The tactical genius of this air defense massacre lies in its specific focus on radar systems. Radars are highly complex, astronomically expensive, and exceptionally difficult to manufacture under the crushing weight of Western microchip sanctions. By blinding these networks, Ukraine has rendered entire missile batteries useless.

This sudden systemic failure has torn open massive, permanent aerial corridors across the peninsula. Ukrainian long-range strike drones, such as the heavy-payload Flamingo, now bypass defenseless airspace at will, transforming Russia’s interior military infrastructure into open targets. In a spectacular display of this unchecked offensive capability, Ukrainian special operations recently struck a heavily guarded airfield, obliterating an Orion drone base and an An-72P aircraft, followed swiftly by a devastating precision strike against a primary Iskander missile storage facility deep within the Crimean interior.

Putin is now trapped within a fatal strategic dilemma: Feed or abandon. To maintain a military presence in Crimea, he must continuously siphon highly scarce, irreplaceable air defense assets away from the Russian heartland or the eastern front lines, only for them to be targeted and destroyed the moment they arrive on the peninsula. To abandon the base entirely would mean leaving over 800,000 post-2014 Russian migrants and tens of thousands of deeply entrenched troops utterly defenseless beneath a rain of Ukrainian munitions. The territory that was supposed to secure Putin’s imperial legacy has become the precise anvil upon which his army is being broken.

Part III: The Economic Twilight Zone

As the military frontline collapses in Crimea, a suffocating darkness has settled over the Russian domestic front. The staggering economic cost of a four-year invasion has pushed the Russian state to the absolute brink of systemic failure. To date, Moscow has burned through an astronomical $2.5 trillion in financial reserves, destroyed machinery, and squandered human capital. Statistically, the economics of Putin’s war boil down to an eye-watering $90 million spent for every single square mile of Ukrainian territory currently held—an area roughly a tenth the size of Texas.

The temporary financial life-support provided by surging global oil prices—triggered by maritime blockades in the Strait of Hormuz—has failed to mask a rotting domestic core. During the opening months of 2026, the Russian economy contracted by 1.8%, driven downward by historic interest rates and newly tightened international sanctions that have permanently choked foreign and domestic commercial investment.

The crisis has trickled directly down to the foundations of Russian society:

Commercial Paralysis: Russian enterprises face a record-breaking $109 billion in unpaid commercial bills due to frozen credit lines and supply chain collapses.

Small Business Eradication: Sweeping, desperate tax hikes introduced by the Kremlin at the start of 2026 forced a devastating 65% of Russia’s small businesses to post severe losses in the first quarter of the year alone.

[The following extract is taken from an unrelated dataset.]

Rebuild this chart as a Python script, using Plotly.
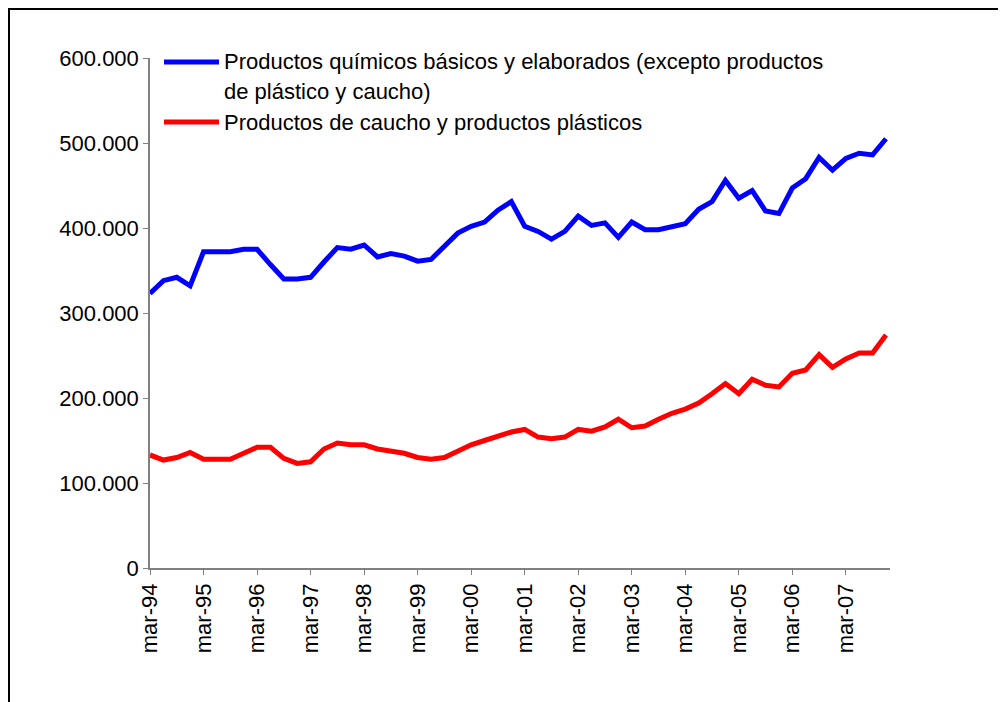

Hyper-Inflation: Consumer prices across the federation have skyrocketed by a crushing 77% over the last decade of confrontation, outpacing a stagnant, artificial GDP growth that trickled to a pathetic 1% in 2025.

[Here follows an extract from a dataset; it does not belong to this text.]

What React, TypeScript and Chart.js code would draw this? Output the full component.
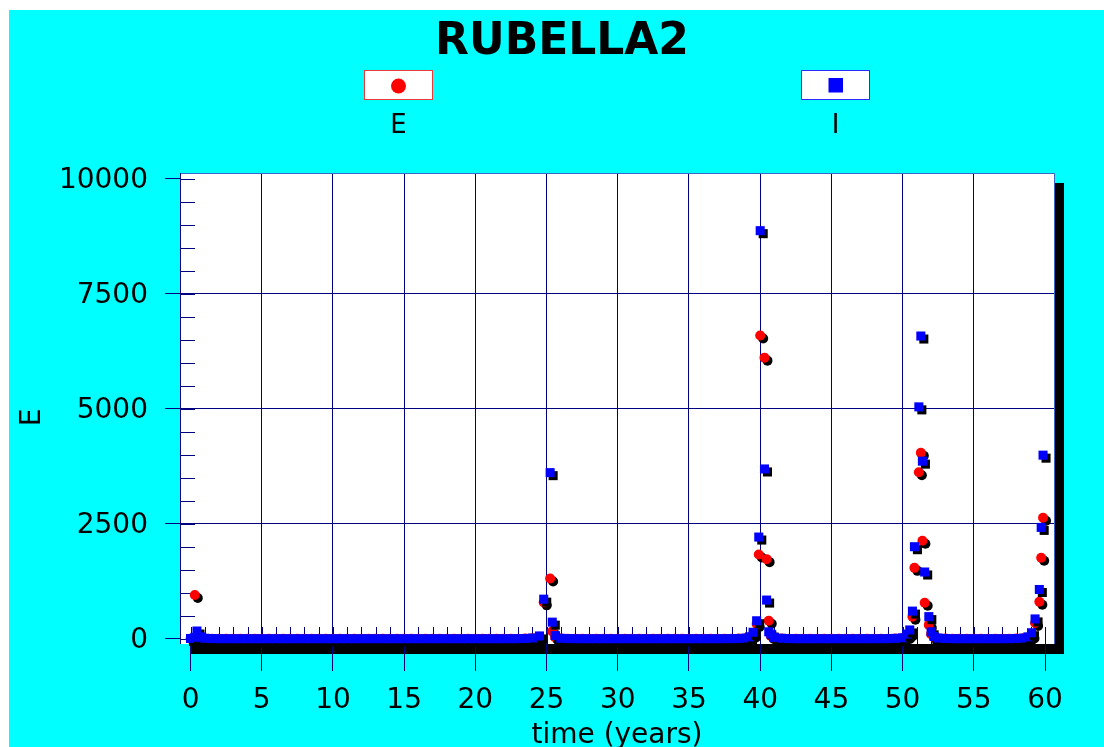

Part IV: A Digital Iron Curtain and Rising Fury

The resulting domestic atmosphere inside Russia is turning rapidly from deep despair into volatile, unprecedented fury. The patriotic fervor that accompanied the initial stages of the invasion has entirely evaporated, replaced by a bleak realization that hundreds of thousands of Russian citizens are being slaughtered for negligible territorial gains. Intelligence reports indicate that Russia is enduring an unsustainable casualty rate of 15,000 to 20,000 dead soldiers every single month—a catastrophic loss of life that outnumbers Ukrainian casualties five to one.

The political blowback inside Moscow has become impossible for the Kremlin to entirely suppress. Prominent political figures, including veteran Communist Party leader Gennady Zyuganov, have openly confronted Putin’s United Russia party in the State Duma, warning of a catastrophic, unavoidable economic collapse by autumn that mirrors the pre-revolutionary volatility of 1917.

Terrified of a domestic uprising, Putin has responded not with economic relief, but with absolute totalitarian suppression. With national financial reserves entirely exhausted, the regime has instituted a ruthless domestic crackdown, erecting a sophisticated “digital Iron Curtain” designed to completely sever internal communications, ban independent economic data, and criminalize any public expression of discontent.

Yet, the anxiety among ordinary citizens continues to boil over. Small business owners, logistics managers, and the younger generation increasingly report a pervasive fear that the state will soon confiscate all private wealth to feed the insatiable war machine. The ultimate, bitter irony now stares the Kremlin directly in the face. The lawless annexation of Crimea in 2014 was meant to be the glorious starting line of a rewritten Russian empire. Instead, through an unyielding display of Ukrainian military innovation and catastrophic economic rot at home, Crimea has become the exact location where Vladimir Putin’s regime is destined to meet its definitive end.